THE TASK = Write the data out again, character for character, with no images.

━━━ MATERIAL ━━━

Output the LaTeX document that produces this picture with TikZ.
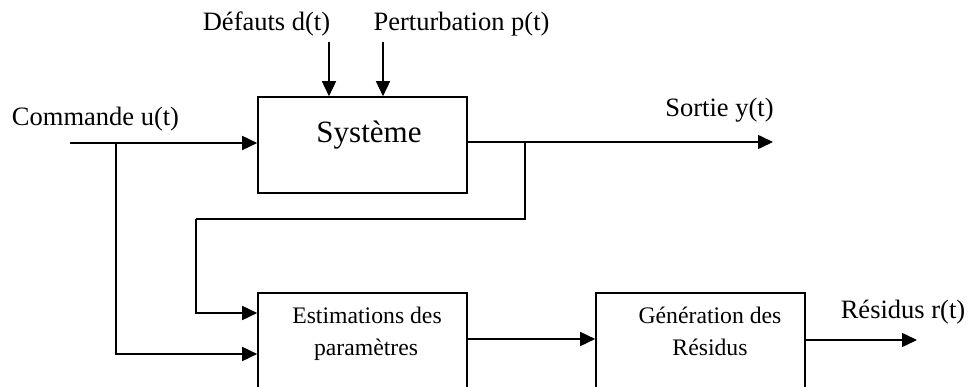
\documentclass[tikz,border=0pt]{standalone}
\usepackage{fontspec}
\setmainfont{Liberation Serif}
\usetikzlibrary{arrows.meta}
\begin{document}
\begin{tikzpicture}[x=1pt,y=-1pt,
  block/.style={draw=black,line width=1.6pt,fill=none,minimum width=209pt,inner sep=0pt},
  wire/.style={draw=black,line width=1.6pt},
  flow/.style={wire,-{Triangle[length=15pt,width=14pt]}},
  lbl/.style={anchor=base,inner sep=0pt,font=\fontsize{26.5}{30}\selectfont},
  txt/.style={anchor=base,inner sep=0pt,font=\fontsize{23.7}{27}\selectfont},
  bigtxt/.style={anchor=base,inner sep=0pt,font=\fontsize{31}{35}\selectfont}]
\useasboundingbox (0,0) rectangle (970,387);
\clip (0,0) rectangle (970,387);

% blocks
\node[block,minimum height=96pt] (sys) at (362.5,145) {};
\node[block,minimum height=120pt] (est) at (362.5,353) {};
\node[block,minimum height=120pt] (gen) at (700.5,353) {};

% block texts
\node[bigtxt] (systxt) at (369,143) {Système};
\node[txt] (esttxt1) at (367,324) {Estimations des};
\node[txt] (esttxt2) at (366,356) {paramètres};
\node[txt] (gentxt1) at (710,324) {Génération des};
\node[txt] (gentxt2) at (710,356) {Résidus};

% signal labels
\node[lbl] (ulbl) at (95.5,126) {Commande u(t)};
\node[lbl] (dlbl) at (266.5,31) {Défauts d(t)};
\node[lbl] (plbl) at (461.5,31) {Perturbation p(t)};
\node[lbl] (ylbl) at (719.5,117) {Sortie y(t)};
\node[lbl] (rlbl) at (903,319) {Résidus r(t)};

% wire end points
\coordinate (uin) at (70,143);
\coordinate (ubr) at (116,143);
\coordinate (dtop) at (329,42);
\coordinate (ptop) at (383,42);
\coordinate (ybr) at (525,142);
\coordinate (yout) at (773,142);
\coordinate (fbl) at (196,219);
\coordinate (rout) at (917,340);

% input u(t) and its branch to the estimator
\draw[flow] (uin) -- (uin -| sys.west);
\draw[flow] (ubr) |- (est.west |- 0,354);
% faults and disturbances
\draw[flow] (dtop) -- (dtop |- sys.north);
\draw[flow] (ptop) -- (ptop |- sys.north);
% output y(t) and feedback to the estimator
\draw[flow] (ybr -| sys.east) -- (yout);
\draw[wire] (ybr) |- (fbl);
\draw[flow] (fbl) |- (est.west |- 0,313);
% estimator to residual generator, and residual output
\draw[flow] (est.east |- 0,339) -- (gen.west |- 0,339);
\draw[flow] (gen.east |- rout) -- (rout);
\end{tikzpicture}
\end{document}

━━━

THE SOLUTION =
Output the LaTeX document that produces this picture with TikZ.
\documentclass[tikz,border=0pt]{standalone}
\usepackage{fontspec}
\setmainfont{Liberation Serif}
\usetikzlibrary{arrows.meta}
\begin{document}
\begin{tikzpicture}[x=1pt,y=-1pt,
  block/.style={draw=black,line width=1.6pt,fill=none,minimum width=209pt,inner sep=0pt},
  wire/.style={draw=black,line width=1.6pt},
  flow/.style={wire,-{Triangle[length=15pt,width=14pt]}},
  lbl/.style={anchor=base,inner sep=0pt,font=\fontsize{26.5}{30}\selectfont},
  txt/.style={anchor=base,inner sep=0pt,font=\fontsize{23.7}{27}\selectfont},
  bigtxt/.style={anchor=base,inner sep=0pt,font=\fontsize{31}{35}\selectfont}]
\useasboundingbox (0,0) rectangle (970,387);
\clip (0,0) rectangle (970,387);

% blocks
\node[block,minimum height=96pt] (sys) at (362.5,145) {};
\node[block,minimum height=120pt] (est) at (362.5,353) {};
\node[block,minimum height=120pt] (gen) at (700.5,353) {};

% block texts
\node[bigtxt] (systxt) at (369,143) {Système};
\node[txt] (esttxt1) at (367,324) {Estimations des};
\node[txt] (esttxt2) at (366,356) {paramètres};
\node[txt] (gentxt1) at (710,324) {Génération des};
\node[txt] (gentxt2) at (710,356) {Résidus};

% signal labels
\node[lbl] (ulbl) at (95.5,126) {Commande u(t)};
\node[lbl] (dlbl) at (266.5,31) {Défauts d(t)};
\node[lbl] (plbl) at (461.5,31) {Perturbation p(t)};
\node[lbl] (ylbl) at (719.5,117) {Sortie y(t)};
\node[lbl] (rlbl) at (903,319) {Résidus r(t)};

% wire end points
\coordinate (uin) at (70,143);
\coordinate (ubr) at (116,143);
\coordinate (dtop) at (329,42);
\coordinate (ptop) at (383,42);
\coordinate (ybr) at (525,142);
\coordinate (yout) at (773,142);
\coordinate (fbl) at (196,219);
\coordinate (rout) at (917,340);

% input u(t) and its branch to the estimator
\draw[flow] (uin) -- (uin -| sys.west);
\draw[flow] (ubr) |- (est.west |- 0,354);
% faults and disturbances
\draw[flow] (dtop) -- (dtop |- sys.north);
\draw[flow] (ptop) -- (ptop |- sys.north);
% output y(t) and feedback to the estimator
\draw[flow] (ybr -| sys.east) -- (yout);
\draw[wire] (ybr) |- (fbl);
\draw[flow] (fbl) |- (est.west |- 0,313);
% estimator to residual generator, and residual output
\draw[flow] (est.east |- 0,339) -- (gen.west |- 0,339);
\draw[flow] (gen.east |- rout) -- (rout);
\end{tikzpicture}
\end{document}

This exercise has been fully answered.